Journalists receive a steady stream (a barrage, actually) of emails from companies sharing their latest survey results of how various cities rank on all kinds of things. This is the information tourists need.
We are the best American city for foodies. That’s the word from something called Compare The Market AU. The city by the bay in fact was the only U.S. city in the top 10, coming in at fourth place behind Venice, Prague, and Amsterdam. These surveys can be full of interesting tidbits. Did you know a meal in San Francisco is about 50 percent more expensive than a meal in Venice? Or that there are 113.31 vegan or vegetarian restaurants here per 100,000 San Franciscans?
There’s also a company called Lawn Love, which issued a list of the best cities for “thrifting” — shopping at thrift stores, consignment shops, flea markets, and the like. Our fair city doesn’t even make the top of the chart. In fact, in the category of “selective attire” we find San Francisco at number 27. But that can be good! There is a huge, untapped market for cities that appeal to the burgeoning anti-thrifting crowd.
In other disturbing news, San Francisco comes in at number seven on Pest Gnome’s list of most vulnerable cities for rat infestation. We were not helped that we ranked in 14th place for “Average Monthly Google Search Volume for Rat-Related Keywords Over Past 12 Months.” Use a private VPN, people! Civic pride is at stake here. Not surprisingly, the most vulnerable city for rat infestation is New York, where pizza-guzzling rats become social media influencers.
The city did take the number one spot in a survey 10 years ago. Readers of Travel & Leisure magazine said San Francisco was the snobbiest city in America.
FEARING FEAR ITSELF
Snobbishness can be a draw, too; many people visit Manhattan or Beverly Hills or anywhere in France. So we can make that one work for us.

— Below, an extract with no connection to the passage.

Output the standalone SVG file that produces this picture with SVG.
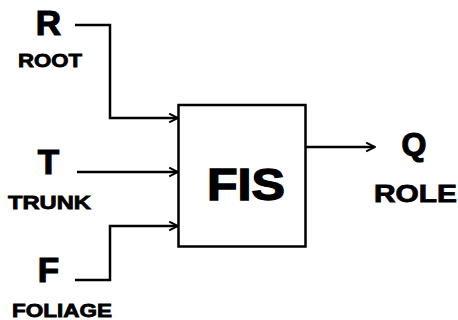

But working against us is, as I noted above, a perception that the city is dangerous. A recent Gallup poll found that 46 percent of Americans think San Francisco is not safe for residents or visitors. There is a partisan divide; 74 percent of Democratic respondents thought our city was safe, but only 32 of Republicans thought so. Considering the ideological bubbles people live in these days and the constant anti-city drumbeat from the populist right, we should be pleasantly surprised that 32 percent of Republicans escaped their Tucker Carlson doom loop.
Big cities do have a criminal reputation these days, and even if murder rates are down across the country, property crimes continue to be high and flagrant. Our city’s leaders can do themselves and the rest of us a favor and expand police staffing and continue cracking down on streetside drug dealers.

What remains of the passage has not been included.